Step 8: Human Oversight
Art. 14 requires measures enabling human oversight:
- Design the system so it can be effectively overseen by natural persons
- Enable the operator to understand the system's capabilities and limitations
- Enable the operator to correctly interpret outputs
- Enable the operator to decide not to use the system or override/reverse outputs
- Enable the operator to interrupt the system ("stop button")
Step 9: Fundamental Rights Impact Assessment (FRIA)
Art. 27 requires deployers of high-risk AI to conduct a FRIA:
- Identify categories of affected natural persons
- Assess impact on fundamental rights (non-discrimination, privacy, etc.)
- Describe risk mitigation measures
- Define human oversight and complaint mechanisms
- Complete before first deployment
Shortcut: Generate your FRIA draft in minutes.
Step 10: Conformity Assessment
Art. 43 requires a conformity assessment before placing the system on the market:
- Most high-risk systems: Internal conformity assessment (self-assessment based on Annex VI)

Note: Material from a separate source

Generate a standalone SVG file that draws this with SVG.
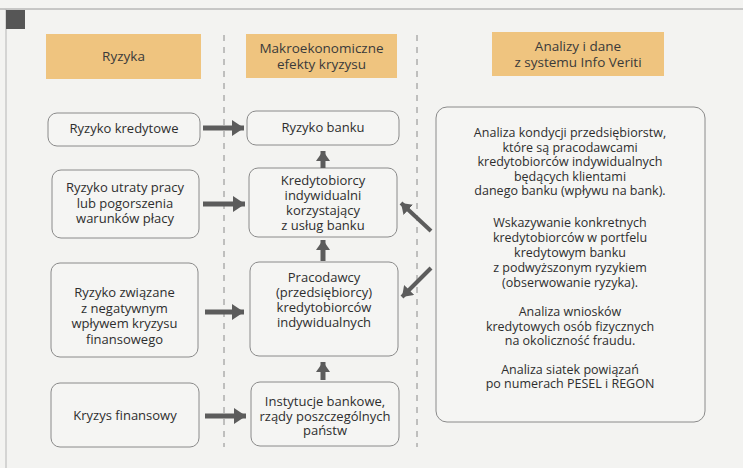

- Biometric identification systems: Third-party conformity assessment by a notified body
- Result: CE marking and EU Declaration of Conformity
Step 11: EU Database Registration
Art. 49 requires registration in the EU AI database before the system is placed on the market:
- Providers register their high-risk AI systems
- Deployers register their use of high-risk AI systems (for public-sector use)
- Information must be kept up to date
Step 12: Ongoing Monitoring and AI Literacy
Compliance is not a one-time event:
- Post-market monitoring (Art. 72): Establish a system proportionate to the nature of the AI technology
- Serious incident reporting (Art. 73): Report to authorities without undue delay
- AI literacy (Art. 4): Ensure staff involved with AI systems have sufficient knowledge
- Review and update documentation when significant changes are made
Penalty Reference
Non-compliance carries significant penalties: up to €15 million or 3% of global annual turnover for high-risk violations, and up to €35 million or 7% for prohibited practices. Starting documented compliance now demonstrates good faith under Art. 99(7).